Старуха стояла не двигаясь, ни один мускул не дрогнул на ее темном серебристом лице.
— Вам кто нужен? — спросила женщина, оценивающим взглядом охватив его с головы до ног: глаза ее задержались на его шляпе, которую он держал за край поля. Шляпа возмутила ее, — зимой приличному человеку на севере уместнее носить хорошую меховую шапку, а не фетровую шляпу, тем более такую широкополую.
— Здравствуйте! — сказал он. — Я в этой квартире жил. Вы вселились позже, поэтому меня не знаете. Я хотел бы увидеть свою комнату.
— То есть желаете снова переехать сюда?
— Нет. Я хочу только увидеть.
— Но мы должны знать, для каких целей.
— Это нельзя объяснить, — сказал он.
Шляпа медленно вращалась в его нервных пальцах, и он увидел, что женщина продолжает наблюдать за шляпой.

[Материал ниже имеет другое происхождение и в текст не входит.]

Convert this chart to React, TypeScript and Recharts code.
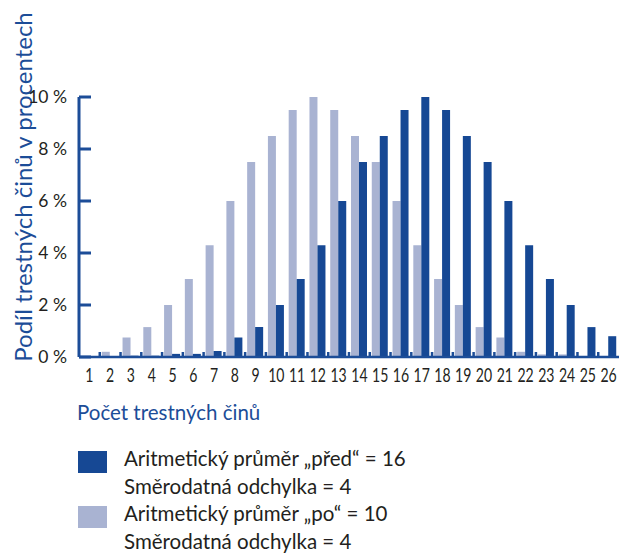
import React from 'react';
import { BarChart, Bar, XAxis, YAxis, Label } from 'recharts';

const categories = ['1','2','3','4','5','6','7','8','9','10','11','12','13','14','15','16','17','18','19','20','21','22','23','24','25','26'];
const poValues = [0, 0.2, 0.75, 1.15, 2, 3, 4.3, 6, 7.5, 8.5, 9.5, 10, 9.5, 8.5, 7.5, 6, 4.3, 3, 2, 1.15, 0.75, 0.2, 0.1, 0.1, 0, 0];
const predValues = [0, 0, 0.05, 0.05, 0.12, 0.12, 0.23, 0.75, 1.15, 2, 3, 4.3, 6, 7.5, 8.5, 9.5, 10, 9.5, 8.5, 7.5, 6, 4.3, 3, 2, 1.15, 0.8];
const yTicks = [0, 2, 4, 6, 8, 10];
const legendItems = [
  { key: 'pred', lines: ['Aritmetický průměr „před“ = 16', 'Směrodatná odchylka = 4'] },
  { key: 'po', lines: ['Aritmetický průměr „po“ = 10', 'Směrodatná odchylka = 4'] },
];

const DARK = '#164894';
const LIGHT = '#a9b3d2';
const AXIS = '#1c4d98';
const TEXT = '#231f20';
const FONT = 'Lato, "Noto Sans", sans-serif';

const data = categories.map((c, i) => ({ cat: c, po: poValues[i], pred: predValues[i] }));
const colorOf: Record<string, string> = { pred: DARK, po: LIGHT };

const YTick = (props: any) => {
  const { x, y, payload } = props;
  return (
    <g>
      <line x1={x} y1={y} x2={x + 12} y2={y} stroke={AXIS} strokeWidth={3} />
      <text x={x - 12} y={y} dy={6} textAnchor="end" fontSize={17.5} fill={TEXT} fontFamily={FONT}>
        {`${payload.value} %`}
      </text>
    </g>
  );
};

const XTick = (props: any) => {
  const { x, y, payload, index } = props;
  const off = payload && payload.offset ? payload.offset : 10.38;
  return (
    <g>
      {index > 0 && (
        <line x1={x - off} y1={y} x2={x - off} y2={y - 5} stroke={AXIS} strokeWidth={2.5} />
      )}
      <g transform={`translate(${x},${y + 25}) scale(0.72,1)`}>
        <text x={0} y={0} textAnchor="middle" fontSize={19.5} fill={TEXT} fontFamily={FONT}>
          {payload.value}
        </text>
      </g>
    </g>
  );
};

export default function App() {
  return (
    <div style={{ position: 'fixed', left: 0, top: 0, width: 620, height: 555, overflow: 'hidden', background: '#fff' }}>
      <BarChart
        width={620}
        height={555}
        data={data}
        margin={{ top: 97, right: 1, left: 19, bottom: 168 }}
        barGap={0}
        barSize={8}
      >
        <XAxis
          dataKey="cat"
          axisLine={{ stroke: AXIS, strokeWidth: 2.5 }}
          tickLine={false}
          tickSize={0}
          tickMargin={0}
          interval={0}
          height={30}
          tick={<XTick />}
        >
          <Label
            content={() => (
              <text x={77} y={420} fontSize={20.5} fill={AXIS} fontFamily={FONT}>
                Počet trestných činů
              </text>
            )}
          />
        </XAxis>
        <YAxis
          width={60}
          domain={[0, 10]}
          ticks={yTicks}
          axisLine={{ stroke: AXIS, strokeWidth: 3 }}
          tickLine={false}
          tickSize={0}
          tickMargin={0}
          tick={<YTick />}
        >
          <Label
            content={() => (
              <text
                x={32}
                y={187}
                transform="rotate(-90 32 187)"
                textAnchor="middle"
                fontSize={24}
                fill={AXIS}
                fontFamily={FONT}
              >
                Podíl trestných činů v procentech
              </text>
            )}
          />
        </YAxis>
        <Bar dataKey="po" fill={LIGHT} isAnimationActive={false} />
        <Bar dataKey="pred" fill={DARK} isAnimationActive={false} />
      </BarChart>
      <div
        style={{
          position: 'absolute',
          left: 78,
          top: 445,
          fontFamily: FONT,
          color: TEXT,
          fontSize: 20.5,
          lineHeight: '27.5px',
          whiteSpace: 'nowrap',
        }}
      >
        {legendItems.map((it) => (
          <div key={it.key} style={{ position: 'relative', paddingLeft: 46 }}>
            <div style={{ position: 'absolute', left: 0, top: 6, width: 29, height: 22, background: colorOf[it.key] }} />
            {it.lines.map((l) => (
              <div key={l}>{l}</div>
            ))}
          </div>
        ))}
      </div>
    </div>
  );
}
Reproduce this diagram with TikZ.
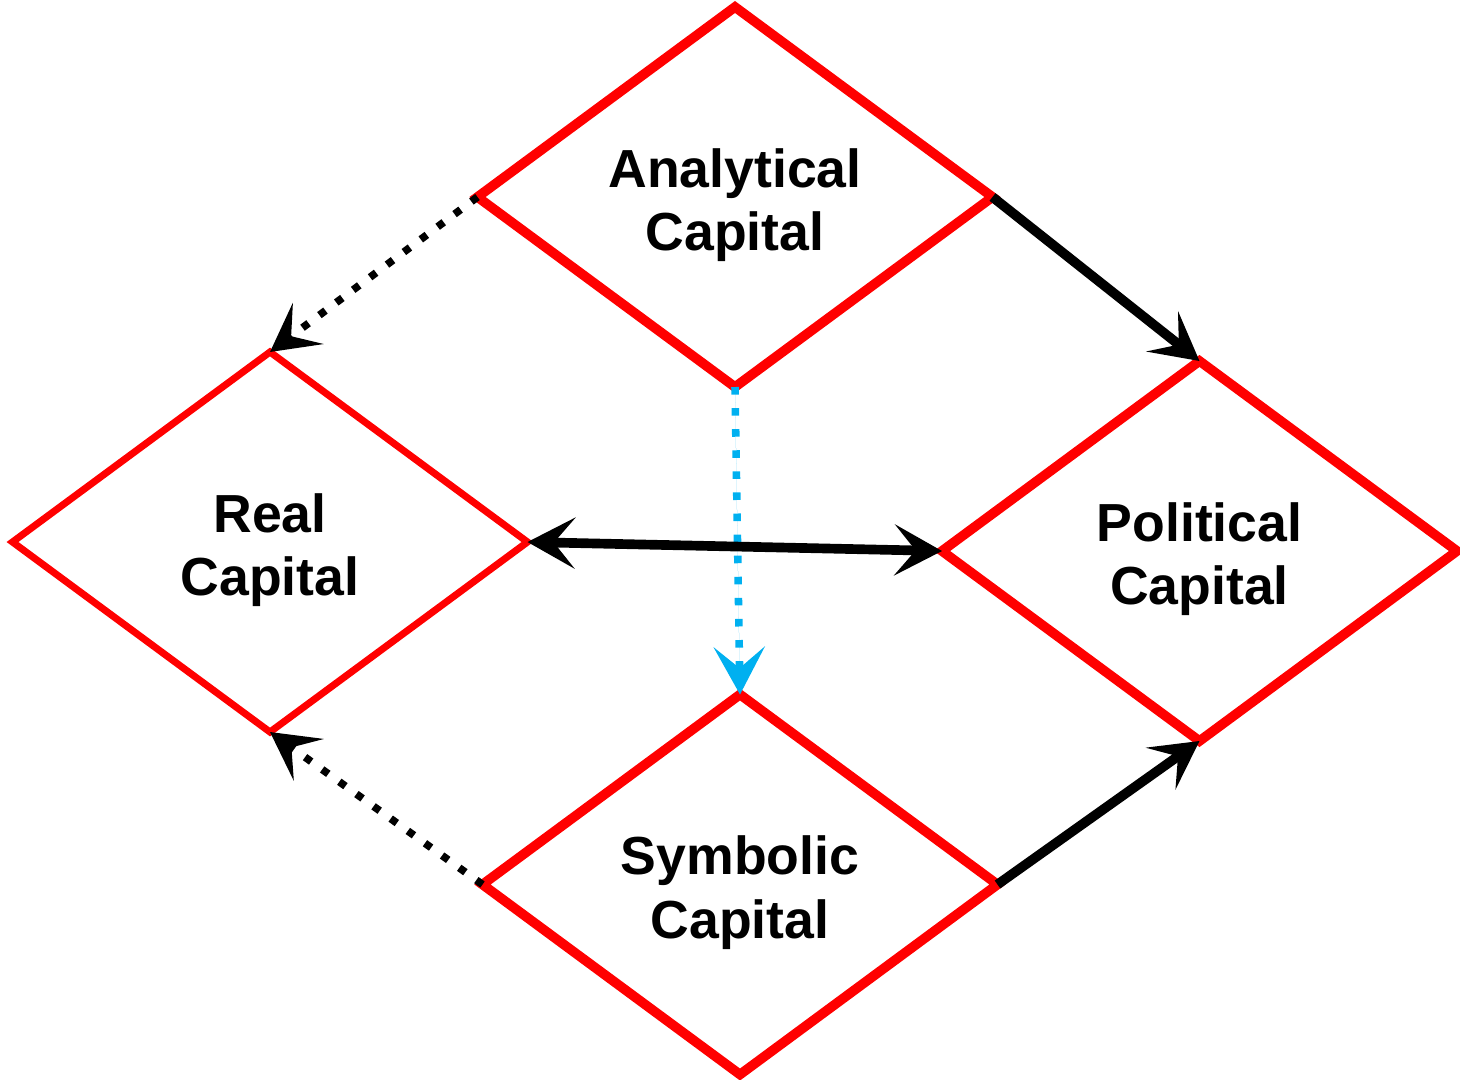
\documentclass[tikz,border=0pt]{standalone}
\usepackage{fontspec}
\setmainfont{Liberation Sans}
\usetikzlibrary{arrows.meta,shapes.geometric}
\definecolor{DiaRed}{HTML}{FF0000}
\definecolor{SkyBlue}{HTML}{00B0F0}

\begin{document}
\begin{tikzpicture}[
  capital/.style={diamond,draw=DiaRed,line width=5.5pt,minimum width=10.3cm,minimum height=7.6cm,outer sep=0pt,inner sep=0pt,align=center,text height=61pt,text depth=0pt,font=\fontsize{30.5}{36}\selectfont\bfseries},
  link/.style={-{Stealth[length=27pt,width=29pt,inset=12pt]},line width=5.5pt},
  hint/.style={link,line width=4.3pt,dash pattern=on 4.3pt off 7.7pt}
]
\useasboundingbox (0,0) rectangle (29.2,-21.58);
\node[capital] (ana) at (14.70,-3.94) {Analytical\\Capital};
\node[capital,line width=4pt] (real) at (5.40,-10.84) {Real\\Capital};
\node[capital] (pol) at (23.99,-11.02) {Political\\Capital};
\node[capital] (sym) at (14.80,-17.69) {Symbolic\\Capital};
% links between the four capitals
\draw[hint] (ana.west) -- (real.north);
\draw[link] (ana.east) -- (pol.north);
\draw[hint,draw=SkyBlue,fill=SkyBlue] (ana.south) -- (sym.north);
\draw[link,{Stealth[length=27pt,width=29pt,inset=12pt]}-{Stealth[length=27pt,width=29pt,inset=12pt]}] (real.east) -- (pol.west);
\draw[hint] (sym.west) -- (real.south);
\draw[link] (sym.east) -- (pol.south);
\end{tikzpicture}
\end{document}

— И как это — смотреть чужую комнату, в которой больше не живешь! — сказала она.
— Я был здесь счастлив, — промолвил он тихо. — Вот причина.
Женщина переспросила:
— Счастлив? Здесь?
И вдруг поняла, о чем он просит, потому что напряжение слетело с ее красного распаренного лица.
Не ответив, она пошла по коридору, шла долго, все дальше, уменьшаясь ростом.
— Георгий! — закричала она.
«Будет все другое, — сказала он себе. — Обои, вещи, люстра под потолком, и чужой запах, и чужие чашки на столе, и чужая кровать, застеленная чужим покрывалом… Как я войду?»
Коридорная лампочка помрачалась от ударов его сердца.
— Георгий! Ты дома? — еще раз крикнула женщина в фиолетовом халате и постучала в дверь.
— Нет, — поспешно произнес он. — Не эта комната. Я жил в угловой.
Женщина сказала удивленно:
— Там квартирная кладовка.
Не спеша, улыбаясь, он проплыл всю бесконечность коридора…
Где прежде была дверь, его встретил пустой проем.
Он проник в этот свободный проем, барахтаясь, захлебываясь, стал пробираться в лабиринте коробок, велосипедов, чемоданов, между детскими колясками, лыжами, даже старая газовая плита была здесь, между эмалированными ведрами, ванночками, заштопанными матрацами, перевязанными бечевкой раскладушками, — к окну, к взгляду на пустырь, к мальчишкам, которые жгли костер и лица их в черноте ночи алели…
И осветилось перед ним окно.
Он посмотрел вниз и увидел себя, стоящего у самой величайшей из всех глухих стен. А вокруг белел снег.